Holy Trinity Sunday
June 15, 2014
Mathew 28: 16-20
A pastor friend of mine posted a picture on his page of a man in a raging wind with his hands over his face in horror and the message said, ”Warning! Sermons explaining the Trinity are on the way!” Yes, it’s that time of the Church Year when intrepid pastoral theologians feel obliged to tackle it.
Once upon a time in the earliest centuries of the Christian tradition, Jesus’ nature as human and divine was the hot topic. Theologians wrestled with it and who was in and who was out of the church changed regularly as ideas came and went. It was the Cappadocian Fathers, Basil the Great, Gregory of Nyssa, and Gregory of Nanzianus who finally created the breakthrough that led to the Apostles’ Creed. They said, “It’s a mystery how Jesus could be both fully human and fully divine, but it’s a mystery we accept. We may not be able to explain how God can be the Father Creator, Son Redeemer, and Spirit Enlightener, but we know from our experience that God comes to us this way. Rather than fight over how to explain it, let’s just proclaim it.” So our Apostles’ Creed is our confession, the statement of what we believe is the God in Three Persons. It’s kind of a synopsis of what we know about how God comes to us based on our understanding of the God we meet in Scripture.
The First Article is about God as Creator. The Second Article is a quick description of Jesus birth, life, death and resurrection. The Third Article tells us about the work of the Holy Spirit.
Our Bishop likes to explain the “spiritual, but not religious” folks as “First Article Believers.” In creation, they see God’s hand crafting a world of wonders, and feel as if they are at worship in the outdoors. I like that, but if that’s “First Article” faith, I wonder, what would “Second Article” faith look like. If we want to talk about Jesus, and his coming into the world, his life, his ministry, his death and resurrection, and his coming again, where would we worship, how would we honor him?
Well, we’d be gathering in his name to learn more about him, I think.

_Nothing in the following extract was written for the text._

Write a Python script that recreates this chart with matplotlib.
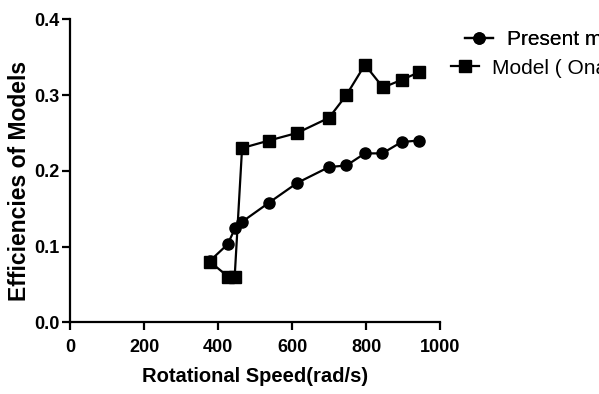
import matplotlib.pyplot as plt
from matplotlib.ticker import FormatStrFormatter

speed_present = [378, 426, 446, 466, 538, 614, 700, 747, 797, 844, 896, 943]
eff_present = [0.081, 0.103, 0.124, 0.133, 0.158, 0.184, 0.205, 0.207, 0.223, 0.223, 0.238, 0.240]

speed_ona = [378, 428, 445, 465, 538, 614, 700, 747, 797, 846, 896, 943]
eff_ona = [0.080, 0.060, 0.060, 0.230, 0.240, 0.250, 0.270, 0.300, 0.340, 0.310, 0.320, 0.330]

label_present = "Present model"
label_ona = "Model ( Onawumi et al. )"

x_ticks = [0, 200, 400, 600, 800, 1000]
y_ticks = [0.0, 0.1, 0.2, 0.3, 0.4]

plt.rcParams["font.family"] = ["Liberation Sans", "DejaVu Sans"]

fig = plt.figure(figsize=(5.99, 3.94), dpi=100)
ax = fig.add_axes([0.1169, 0.182, 0.6177, 0.769])

line_p, = ax.plot(speed_present, eff_present, color="black", lw=1.6,
                  marker="o", markersize=8, clip_on=False)
line_o, = ax.plot(speed_ona, eff_ona, color="black", lw=1.6,
                  marker="s", markersize=8.5, clip_on=False)

ax.set_xlim(0, 1000)
ax.set_ylim(0, 0.4)
ax.set_xticks(x_ticks)
ax.set_yticks(y_ticks)
ax.yaxis.set_major_formatter(FormatStrFormatter("%.1f"))

for side in ["top", "right"]:
    ax.spines[side].set_visible(False)
for side in ["left", "bottom"]:
    ax.spines[side].set_linewidth(1.6)

ax.tick_params(width=1.6, length=6, labelsize=13)
ax.tick_params(axis="x", pad=6)
ax.tick_params(axis="y", pad=1.5)
for lab in ax.get_xticklabels() + ax.get_yticklabels():
    lab.set_fontweight("bold")

ax.set_xlabel("Rotational Speed(rad/s)", fontsize=14.5, fontweight="bold", labelpad=8)
ax.set_ylabel("Efficiencies of Models", fontsize=16.5, fontweight="bold")
ax.yaxis.set_label_coords(-0.105, 0.465)

leg1 = fig.legend([line_p], [label_present], loc="center left",
                  bbox_to_anchor=(0.776, 0.8985), frameon=False, fontsize=15,
                  borderpad=0, borderaxespad=0, handlelength=1.33, handletextpad=0.7)
leg2 = fig.legend([line_o], [label_ona], loc="center left",
                  bbox_to_anchor=(0.753, 0.827), frameon=False, fontsize=15,
                  borderpad=0, borderaxespad=0, handlelength=1.33, handletextpad=0.65)
fig.add_artist(leg1)

fig.savefig("out.png", dpi=100)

We be reading about his life and ministry and following in his footsteps, feeding people, healing the sick, working for justice against a system that separates people and resources. We’d be taking literally Jesus’ challenge that when we care for others, we are actually caring for Jesus himself. We’d begin to see Jesus in each other as we gather in his name, and we’d begin to see him in the people we welcome, and feed and work with to change the world.
And then….what would “Third Article” faith look like? How would we honor and worship the Holy Spirit, the Spirit of Jesus that is with us in the world today? Dr. Luther explains that we cannot come to God on our own, but that the Holy Spirit calls us through the Gospel, enlightens us with her gifts, makes us holy, and keeps us in the true faith, as the whole Christian church on earth is called, gathered, enlightened, and kept in the one true faith. So when we are invited to gather with each other in faith, to pray for and with each other we are experiencing the Spirit of Jesus at work. The Spirit is our conscience, training us in the way God’s people live out God’s love, with honesty and mercy, pulling us out of our self-centered haze to notice the pain of another, or to share in their experience. And the Spirit is the power of God’s love that grabs us when we are afraid, holds us when we doubt, walks with us when we aren’t sure we can really do what we’ve decided is the right thing.
But the thing of it is, that God is more than all of that, and doesn’t fit so neatly into our categories. God is always at work in us. We are never alone. The creator who was there at the beginning and surrounds us with magnificence, is still at work in our hearts and lives making all things new, giving us new energy, new spirit, new heart, new eyes, and new beginnings. Jesus is always beside us, hearing our doubts and fears, opening the Word to us and reassuring us that no care is too small, nor is any work to big for us to undertake as his hands and heart in the world. The power of the Spirit is fresh every morning, ready to overcome every evil, every power that works against the peace and joy that are the products of our life with God. The Spirit’s power is what raised Jesus from the grave, so that we know beyond question, that even death cannot separate us from the love of God we see in Jesus and in the beauty around us.
So however you come here this morning – because it has been your practice to come and worship all your life, or because you have stumbled back into church after a long absence – we are all here for the same reason. God has called us out of God’s love for us. We didn’t ask for it, we don’t deserve it, we can’t earn any special consideration by being good, or better than the guy next door. God calls us by name, walks with us always, recreates us, heals our failures, invites us into community as God’s Body. We are washed in God’s love and sent out into the world to live that love. Whatever name you use, Father, Son, or Holy Spirit, you are loved into life. What now will you do now with this one wild, precious life God has given you?